Thailand’s coup leaders said yesterday that they would keep former Thai prime minister Yingluck Shinawatra, Cabinet members and antigovernment protest leaders detained for up to a week to give them “time to think” and to keep the country calm. They also summoned outspoken academics to report to the junta.
The moves appear aimed at preventing any political leaders or other high-profile figures from rallying opposition to the military, which seized power on Thursday after months of sometimes violent street protests and deadlock between the elected government and protesters supported by Thailand’s elite establishment.
For a second day, hundreds of anti-coup protesters defied the army’s ban on large gatherings and shouted slogans and waved signs outside a Bangkok cinema.
The demonstrators vowed to march to a nearby army base, but soldiers prevented them.
A few hours later, the protesters began walking to the Victory Monument, a major city landmark about 9km away. Rows of soldiers and police were lined up on a road near the monument to stop the marchers.

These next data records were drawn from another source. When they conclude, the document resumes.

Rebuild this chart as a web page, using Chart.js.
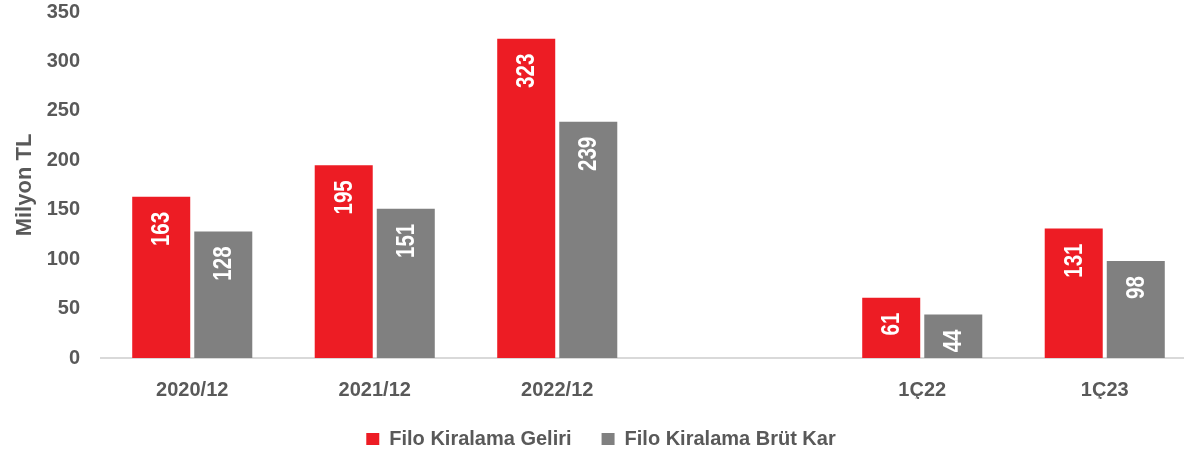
<!DOCTYPE html>
<html lang="tr">
<head>
  <meta charset="UTF-8" />
  <title>Filo Kiralama</title>
  <style>
    body { margin: 0; background: #fff; }
    #wrap { width: 1184px; height: 454px; overflow: hidden; }
    canvas { display: block; }
  </style>
</head>
<body>
  <div id="wrap">
    <canvas id="filoChart" width="1200" height="454"></canvas>
  </div>

  <script src="https://cdn.jsdelivr.net/npm/chart.js"></script>
  <script>
    // data
    const categories = ["2020/12", "2021/12", "2022/12", "", "1Ç22", "1Ç23"];
    const geliri = [163, 195, 323, null, 61, 131];
    const brutKar = [128, 151, 239, null, 44, 98];
    const yTicks = [0, 50, 100, 150, 200, 250, 300, 350];

    const FONT = "'Liberation Sans', Arial, sans-serif";
    const textGray = "#595959";

    // white vertical value labels inside the bars, near the top (narrowed a bit)
    const barLabels = {
      id: "barLabels",
      afterDatasetsDraw(chart) {
        const ctx = chart.ctx;
        chart.data.datasets.forEach((ds, i) => {
          const meta = chart.getDatasetMeta(i);
          meta.data.forEach((bar, j) => {
            const v = ds.data[j];
            if (v == null) return;
            ctx.save();
            ctx.translate(bar.x, bar.y + 15);
            ctx.rotate(-Math.PI / 2);
            ctx.scale(0.82, 1);
            ctx.font = "bold 25px " + FONT;
            ctx.fillStyle = "#ffffff";
            ctx.textAlign = "right";
            ctx.textBaseline = "middle";
            ctx.fillText(String(v), 0, 1);
            ctx.restore();
          });
        });
      }
    };

    new Chart(document.getElementById("filoChart"), {
      type: "bar",
      data: {
        labels: categories,
        datasets: [
          {
            label: "Filo Kiralama Geliri",
            data: geliri,
            backgroundColor: "#ED1C24",
            categoryPercentage: 0.68,
            barPercentage: 0.935
          },
          {
            label: "Filo Kiralama Brüt Kar",
            data: brutKar,
            backgroundColor: "#808080",
            categoryPercentage: 0.68,
            barPercentage: 0.935
          }
        ]
      },
      options: {
        responsive: false,
        animation: false,
        layout: { padding: { left: 6, right: 4, top: 0, bottom: -5 } },
        plugins: {
          tooltip: { enabled: false },
          legend: {
            position: "bottom",
            labels: {
              color: textGray,
              font: { family: FONT, size: 20, weight: "bold" },
              boxWidth: 13,
              boxHeight: 12,
              padding: 30
            }
          }
        },
        scales: {
          x: {
            afterFit(axis) {
              axis.height = 41;
            },
            grid: { display: false, drawTicks: false },
            border: { color: "#d9d9d9", width: 2 },
            ticks: {
              color: textGray,
              font: { family: FONT, size: 20, weight: "bold" },
              padding: 20
            }
          },
          y: {
            min: 0,
            max: 350,
            afterBuildTicks(axis) {
              axis.ticks = yTicks.map(v => ({ value: v }));
            },
            afterFit(axis) {
              axis.paddingTop = 12;
              axis.width = 95;
            },
            grid: { display: false, drawTicks: false },
            border: { display: false },
            ticks: {
              color: textGray,
              font: { family: FONT, size: 20, weight: "bold" },
              padding: 21
            },
            title: {
              display: true,
              text: "Milyon TL",
              color: textGray,
              font: { family: FONT, size: 22, weight: "bold" },
              padding: 6
            }
          }
        }
      },
      plugins: [barLabels]
    });
  </script>
</body>
</html>
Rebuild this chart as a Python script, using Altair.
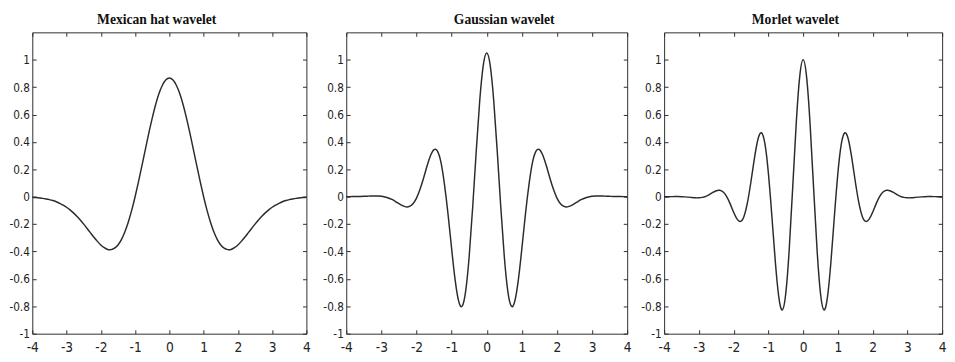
import altair as alt
import pandas as pd

x_vals = [-4.0, -3.9, -3.8, -3.7, -3.6, -3.5, -3.4, -3.3, -3.2, -3.1,
          -3.0, -2.9, -2.8, -2.7, -2.6, -2.5, -2.4, -2.3, -2.2, -2.1,
          -2.0, -1.9, -1.8, -1.7, -1.6, -1.5, -1.4, -1.3, -1.2, -1.1,
          -1.0, -0.9, -0.8, -0.7, -0.6, -0.5, -0.4, -0.3, -0.2, -0.1,
          0.0,
          0.1, 0.2, 0.3, 0.4, 0.5, 0.6, 0.7, 0.8, 0.9, 1.0,
          1.1, 1.2, 1.3, 1.4, 1.5, 1.6, 1.7, 1.8, 1.9, 2.0,
          2.1, 2.2, 2.3, 2.4, 2.5, 2.6, 2.7, 2.8, 2.9, 3.0,
          3.1, 3.2, 3.3, 3.4, 3.5, 3.6, 3.7, 3.8, 3.9, 4.0]

mexican_hat = [-0.004, -0.006, -0.009, -0.012, -0.016, -0.021, -0.028, -0.037, -0.048, -0.061,
               -0.077, -0.096, -0.118, -0.143, -0.170, -0.200, -0.232, -0.264, -0.296, -0.326,
               -0.352, -0.372, -0.385, -0.386, -0.376, -0.352, -0.313, -0.257, -0.186, -0.100,
               0.0, 0.110, 0.227, 0.346, 0.464, 0.574, 0.673, 0.755, 0.816, 0.854,
               0.867,
               0.854, 0.816, 0.755, 0.673, 0.574, 0.464, 0.346, 0.227, 0.110, 0.0,
               -0.100, -0.186, -0.257, -0.313, -0.352, -0.376, -0.386, -0.385, -0.372, -0.352,
               -0.326, -0.296, -0.264, -0.232, -0.200, -0.170, -0.143, -0.118, -0.096, -0.077,
               -0.061, -0.048, -0.037, -0.028, -0.021, -0.016, -0.012, -0.009, -0.006, -0.004]

gaussian = [0.0003, 0.0006, 0.001, 0.0015, 0.002, 0.003, 0.004, 0.005, 0.005, 0.005,
            0.003, -0.002, -0.009, -0.020, -0.035, -0.050, -0.065, -0.074, -0.071, -0.051,
            -0.010, 0.054, 0.135, 0.224, 0.301, 0.344, 0.331, 0.247, 0.083, -0.132,
            -0.379, -0.607, -0.762, -0.799, -0.689, -0.436, -0.075, 0.329, 0.699, 0.957,
            1.050,
            0.957, 0.699, 0.329, -0.075, -0.436, -0.689, -0.799, -0.762, -0.607, -0.379,
            -0.132, 0.083, 0.247, 0.331, 0.344, 0.301, 0.224, 0.135, 0.054, -0.010,
            -0.051, -0.071, -0.074, -0.065, -0.050, -0.035, -0.020, -0.009, -0.002, 0.003,
            0.005, 0.005, 0.005, 0.004, 0.003, 0.002, 0.0015, 0.001, 0.0006, 0.0003]

morlet = [0.0001, 0.0004, 0.0007, 0.001, 0.001, 0.0005, -0.001, -0.003, -0.006, -0.008,
          -0.008, -0.005, 0.003, 0.016, 0.031, 0.044, 0.047, 0.034, 0.000, -0.052,
          -0.114, -0.164, -0.180, -0.142, -0.040, 0.113, 0.283, 0.420, 0.467, 0.387,
          0.172, -0.141, -0.475, -0.733, -0.827, -0.707, -0.384, 0.068, 0.530, 0.873,
          1.000,
          0.873, 0.530, 0.068, -0.384, -0.707, -0.827, -0.733, -0.475, -0.141, 0.172,
          0.387, 0.467, 0.420, 0.283, 0.113, -0.040, -0.142, -0.180, -0.164, -0.114,
          -0.052, 0.000, 0.034, 0.047, 0.044, 0.031, 0.016, 0.003, -0.005, -0.008,
          -0.008, -0.006, -0.003, -0.001, 0.0005, 0.001, 0.001, 0.0007, 0.0004, 0.0001]

titles = ["Mexican hat wavelet", "Gaussian wavelet", "Morlet wavelet"]
x_ticks = [-4, -3, -2, -1, 0, 1, 2, 3, 4]
y_ticks = [-1, -0.8, -0.6, -0.4, -0.2, 0, 0.2, 0.4, 0.6, 0.8, 1]

LABEL_FONT = "Liberation Sans Narrow, DejaVu Sans Condensed, Roboto, sans-serif"
TITLE_FONT = "Liberation Serif, DejaVu Serif, serif"
INK = "#2b2b2b"
PLOT_H = 310


def panel(values, title, width, y_extent, title_dx):
    df = pd.DataFrame({"x": x_vals, "y": values})
    xs = alt.Scale(domain=[-4, 4], nice=False, zero=False)
    ys = alt.Scale(domain=[-1, 1.2], nice=False, zero=False)
    common = dict(
        ticks=True, tickSize={"expr": "-4"}, tickColor=INK, tickWidth=1,
        domain=False, grid=False, title=None,
        labelFont=LABEL_FONT, labelColor="#222",
        labelOverlap=False,
    )
    bottom = alt.Axis(orient="bottom", values=x_ticks, labelPadding=11,
                      labelFontSize=14,
                      labelFlush=False, labelExpr="'' + datum.value", **common)
    left = alt.Axis(orient="left", values=y_ticks, labelPadding=7,
                    labelFontSize=12,
                    labelExpr="'' + datum.value",
                    minExtent=y_extent, maxExtent=y_extent, **common)
    top = alt.Axis(orient="top", values=x_ticks, labels=False,
                   minExtent=0, maxExtent=0, **common)
    right = alt.Axis(orient="right", values=y_ticks, labels=False,
                     minExtent=0, maxExtent=0, **common)
    line = alt.Chart(df).mark_line(
        color=INK, strokeWidth=1.5, interpolate="natural"
    ).encode(
        x=alt.X("x:Q", scale=xs, axis=bottom),
        y=alt.Y("y:Q", scale=ys, axis=left),
    )
    frame = alt.Chart(df).mark_line(opacity=0).encode(
        x=alt.X("x:Q", scale=xs, axis=top),
        y=alt.Y("y:Q", scale=ys, axis=right),
    )
    return alt.layer(line, frame).resolve_axis(
        x="independent", y="independent"
    ).properties(
        width=width, height=PLOT_H,
        title=alt.TitleParams(
            title, font=TITLE_FONT, fontSize=14, fontWeight="bold",
            color="#111", anchor="middle", offset=5, dx=title_dx,
        ),
    )


p1 = panel(mexican_hat, titles[0], 282, 20, -13)
p2 = panel(gaussian, titles[1], 289, 27, 18)
p3 = panel(morlet, titles[2], 286, 20, -8)

chart = alt.hconcat(p1, p2, p3, spacing=8).properties(
    padding={"left": 0, "top": 0, "right": 0, "bottom": 0},
    background="white",
).configure_view(
    stroke=INK, strokeWidth=1,
)

chart.save("out.html", embed_options={"renderer": "svg", "actions": False})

However, most of Bangkok was calm yesterday, and there was little military presence on the streets.
Deputy Thai Army spokesman Colonel Weerachon Sukondhapatipak said that all the detainees were being well-treated and that the aim of the military was to achieve a political compromise.
“This is in a bid for everybody who is involved in the conflict to calm down and have time to think,” Weerachon said. “We don’t intend to limit their freedom, but it is to relieve the pressure.”
The country’s military leaders also summoned an additional 35 people, including more politicians, political activists and, for the first time, outspoken academics, to “maintain peace and order.”
It was not immediately clear whether they would be detained.
One of those on the list, Kyoto University professor of Southeast Asian studies Pavin Chachavalpongpun, said by telephone from Japan that he would not turn himself in.
He said the summons meant the junta felt insecure.
“The military claiming to be a mediator in the Thai conflict, that is all just nonsense,” he said. “This is not about paving the way for reform and democratization. We are really going back to the crudest form of authoritarianism.”
The US suspended US$3.5 million in military aid on Friday, and US State Department spokeswoman Marie Harf said Washington was reviewing a further US$7 million in direct US assistance. Washington also recommended that Americans reconsider any nonessential travel to Thailand.
The army says it launched the coup to prevent more turmoil after two days of peace talks in which neither political faction would agree to back down from its stance in the ongoing political crisis.
It was unclear yesterday exactly how many political leaders were being detained by the army.
Among the officials who showed up at an army compound in Bangkok on Friday were Yingluck, who was removed from office by a court earlier this month on nepotism charges, and her temporary replacement, Niwattumrong Boonsongpaisan, according to Yingluck’s aide Wim Rungwattanachinda.
Several Cabinet members as well as leaders of the antigovernment protests have been held since Thursday’s coup.
Thai Minister of Education Chaturon Chaisang, an outspoken critic of the military’s intervention in politics, remained in hiding.
Chaturon said on Facebook that the coup would only worsen the country’s political atmosphere.
He vowed not to turn himself in, but said he would not resist arrest.
UN High Commissioner for Human Rights Navi Pillay urged Thailand to “ensure respect for human rights and a prompt restoration of the rule of law in the country.”